August 1, 1933
IN RE THE FRED E. HASLER
Appeal from the District Court of the United States for the Southern District of New York.
Before L. HAND, AUGUSTUS N. HAND, and CHASE, Circuit Judges.
CHASE, Circuit Judge.
The libelant entered into a written contract with Hvalfangeraktieselskapet Rosshavet, a Norwegian company which for convenience will be called Rosshavet, on May 5, 1928, to purchase the entire production of the whale oil factory ship Sir James Clark Ross for the season of 1928-29. The ship arrived at New York on April 15, 1929, and on the same day a provisional invoice, bill of lading and insurance policies were delivered to the libelant. It paid then 75 per cent. of the estimated purchase price of the whale oil on board the Ross.
The libelant chartered the tank barge Hasler of its owner, the Atlantic Oil Transit Corporation, to transport the oil from the Ross to its plant at Port Ivory, S.I. The Hasler, on the afternoon and evening of the same day, loaded part of the oil from the ship and with this oil aboard sank during the night because of her unseaworthy condition. The resulting loss and damage to the oil gave rise to litigation which has previously been before this court. We held the Hasler and her owner liable for the loss.See 55 F.2d 919. Later we held that, because of the personal contract this libelant made with Atlantic Oil Transport Corporation, the liability of the latter could not be limited. See 65 F.2d 589. Now, on the appeal of the Atlantic Oil Transport Corporation from the interlocutory decree made on the report of a commissioner on a reference for the assessment of damages we are asked to decide whether this libelant had a cause of action against the Hasler and its owner when it brought this suit.

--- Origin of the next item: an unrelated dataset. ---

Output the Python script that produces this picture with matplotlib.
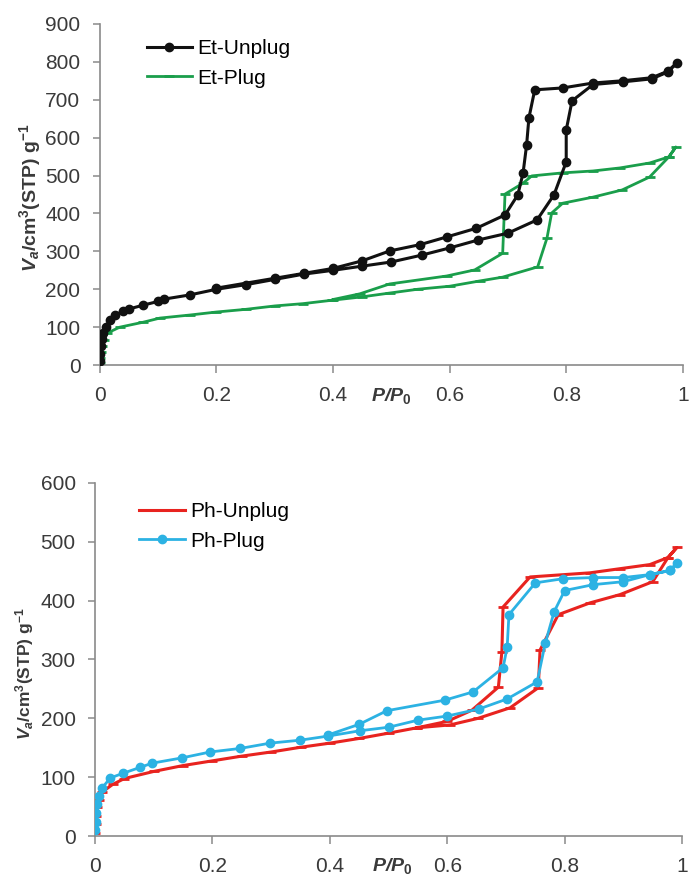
import matplotlib
matplotlib.use('Agg')
import matplotlib.pyplot as plt

plt.rcParams['font.family'] = 'Liberation Sans'
plt.rcParams['mathtext.fontset'] = 'custom'
plt.rcParams['mathtext.rm'] = 'Liberation Sans:bold'
plt.rcParams['mathtext.it'] = 'Liberation Sans:italic:bold'
plt.rcParams['mathtext.bf'] = 'Liberation Sans:bold'

# Et-Unplug (adsorption then desorption)
et_unplug_x = [0.0005, 0.001, 0.002, 0.003, 0.005, 0.01, 0.017, 0.026, 0.04, 0.05, 0.074, 0.1, 0.11,
               0.154, 0.2, 0.25, 0.3, 0.35, 0.4, 0.45, 0.5, 0.552, 0.6, 0.649, 0.7, 0.75, 0.779, 0.8,
               0.8, 0.81, 0.846, 0.897, 0.947, 0.974, 0.99,
               0.974, 0.947, 0.897, 0.846, 0.794, 0.746, 0.736, 0.732, 0.726, 0.717, 0.695, 0.646,
               0.595, 0.55, 0.497, 0.45, 0.4, 0.35, 0.3, 0.2]
et_unplug_y = [10, 30, 50, 70, 85, 100, 118, 132, 142, 148, 158, 168, 174,
               185, 200, 212, 226, 240, 250, 261, 272, 290, 309, 330, 348, 383, 449, 536,
               620, 697, 740, 747, 755, 773, 797,
               775, 758, 750, 744, 731, 726, 652, 580, 507, 449, 396, 361,
               338, 318, 301, 275, 255, 242, 229, 203]

# Et-Plug
et_plug_x = [0.0005, 0.001, 0.002, 0.004, 0.007, 0.012, 0.034, 0.074, 0.103, 0.154, 0.2, 0.25, 0.3,
             0.348, 0.398, 0.45, 0.497, 0.545, 0.6, 0.652, 0.691, 0.751, 0.767, 0.775, 0.794, 0.846,
             0.896, 0.943, 0.976, 0.988,
             0.976, 0.943, 0.892, 0.846, 0.794, 0.741, 0.726, 0.695, 0.691, 0.643, 0.595, 0.497,
             0.446, 0.4]
et_plug_y = [5, 20, 35, 50, 65, 84, 100, 113, 124, 132, 140, 147, 156,
             162, 171, 180, 190, 200, 208, 222, 232, 259, 335, 401, 427, 443,
             462, 496, 549, 575,
             549, 533, 520, 512, 507, 499, 480, 451, 295, 251, 235, 214,
             188, 173]

# Ph-Unplug
ph_unplug_x = [0.0005, 0.001, 0.002, 0.004, 0.007, 0.012, 0.03, 0.05, 0.1, 0.15, 0.2, 0.25, 0.3, 0.35,
               0.4, 0.45, 0.5, 0.548, 0.605, 0.652, 0.707, 0.755, 0.758, 0.789, 0.843, 0.894, 0.95,
               0.976, 0.991,
               0.976, 0.945, 0.894, 0.843, 0.741, 0.695, 0.693, 0.687, 0.642, 0.6, 0.548]
ph_unplug_y = [5, 20, 35, 50, 62, 75, 88, 98, 110, 120, 128, 136, 143, 151,
               158, 166, 175, 184, 189, 200, 218, 252, 316, 376, 396, 410, 432,
               473, 490,
               473, 461, 454, 447, 440, 389, 313, 253, 214, 195, 184]

# Ph-Plug
ph_plug_x = [0.0005, 0.001, 0.002, 0.003, 0.006, 0.012, 0.026, 0.048, 0.077, 0.097, 0.148, 0.196, 0.247,
             0.298, 0.349, 0.397, 0.451, 0.5, 0.55, 0.6, 0.654, 0.702, 0.753, 0.767, 0.782, 0.8,
             0.849, 0.9, 0.945, 0.98, 0.991,
             0.98, 0.945, 0.9, 0.849, 0.797, 0.75, 0.705, 0.702, 0.695, 0.644, 0.596, 0.497, 0.45,
             0.397]
ph_plug_y = [10, 25, 40, 55, 68, 82, 99, 107, 117, 124, 133, 143, 149,
             158, 163, 170, 179, 185, 197, 204, 216, 233, 262, 328, 381, 417,
             427, 432, 444, 451, 464,
             451, 444, 439, 439, 437, 430, 376, 321, 286, 245, 231, 213, 190,
             172]

xticks = [0, 0.2, 0.4, 0.6, 0.8, 1]
xtick_labels = ['0', '0.2', '0.4', '0.6', '0.8', '1']

black = '#111111'
green = '#1a9e4b'
red = '#e8231f'
blue = '#2cb2e3'
spine_gray = '#8a8a8a'
text_gray = '#3a3a3a'

fig = plt.figure(figsize=(6.89, 8.84), dpi=100)
ax1 = fig.add_axes([0.145, 0.587, 0.846, 0.386])
ax2 = fig.add_axes([0.138, 0.054, 0.852, 0.400])


def style_axes(ax, ymax, ystep, xlab_pos, ylab_y, ylab_size):
    for s in ['top', 'right']:
        ax.spines[s].set_visible(False)
    for s in ['left', 'bottom']:
        ax.spines[s].set_color(spine_gray)
        ax.spines[s].set_linewidth(1.2)
    ax.set_xlim(0, 1)
    ax.set_ylim(0, ymax)
    ax.set_xticks(xticks)
    ax.set_xticklabels(xtick_labels)
    ax.set_yticks(range(0, ymax + 1, ystep))
    ax.tick_params(axis='x', direction='out', length=6, width=1.1, color=spine_gray,
                   labelsize=15, labelcolor=text_gray, pad=9)
    ax.tick_params(axis='y', direction='out', length=5, width=1.1, color=spine_gray,
                   labelsize=15, labelcolor=text_gray, pad=9)
    ax.text(xlab_pos[0], xlab_pos[1], 'P/P$_0$', transform=ax.transAxes, fontsize=14,
            fontweight='bold', fontstyle='italic', ha='center', va='center', color=text_gray)
    ax.text(-0.12, ylab_y, r'$V_a$/cm$^{3}$(STP) g$^{-1}$', transform=ax.transAxes,
            fontsize=ylab_size, fontweight='bold', rotation=90, ha='center', va='center',
            color=text_gray)


ax1.plot(et_unplug_x, et_unplug_y, color=black, lw=2.2, marker='o', markersize=6,
         label='Et-Unplug', zorder=3)
ax1.plot(et_plug_x, et_plug_y, color=green, lw=2.0, marker='_', markersize=7,
         markeredgewidth=2, label='Et-Plug', zorder=2)
style_axes(ax1, 900, 100, (0.50, -0.092), 0.49, 14)
ax1.legend(loc='upper left', bbox_to_anchor=(0.08, 0.955), frameon=False, fontsize=15,
           handlelength=2.2, handletextpad=0.25, labelspacing=0.5, borderpad=0,
           borderaxespad=0)

ax2.plot(ph_unplug_x, ph_unplug_y, color=red, lw=2.2, marker='_', markersize=7,
         markeredgewidth=2, label='Ph-Unplug', zorder=2)
ax2.plot(ph_plug_x, ph_plug_y, color=blue, lw=2.0, marker='o', markersize=6,
         label='Ph-Plug', zorder=3)
style_axes(ax2, 600, 100, (0.506, -0.085), 0.46, 12.5)
ax2.legend(loc='upper left', bbox_to_anchor=(0.075, 0.945), frameon=False, fontsize=15,
           handlelength=2.2, handletextpad=0.25, labelspacing=0.5, borderpad=0,
           borderaxespad=0)

fig.savefig('out.png', dpi=100)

It is undisputed that the libelant made an agreement with Rosshavet and its underwriters on August 24, 1929, after the damage had occurred, which provided, inter alia, that neither Rosshavet nor its underwriters should have any claim against the libelant on account of the loss of the oil or the chartering of the Hasler; that this libelant would bring suit against the Hasler and her owners to recover the loss for the benefit, and at the expense, of Rosshavet and its underwriters; and Rosshavet and its underwriters agreed to execute any further documents thought advisable to release fully the libelant "and its subsidiaries, and the officers and employees of said company and its subsidiaries, from all such liability for said oil &/or the loss thereof." It also appeared that Rosshavet, on July 30, 1929, and before suit was brought, assigned all its claims and causes of action in the premises to the libelant. There was no proof that the libelant ever had paid Rosshavet the entire purchase price of the oil lost or damaged.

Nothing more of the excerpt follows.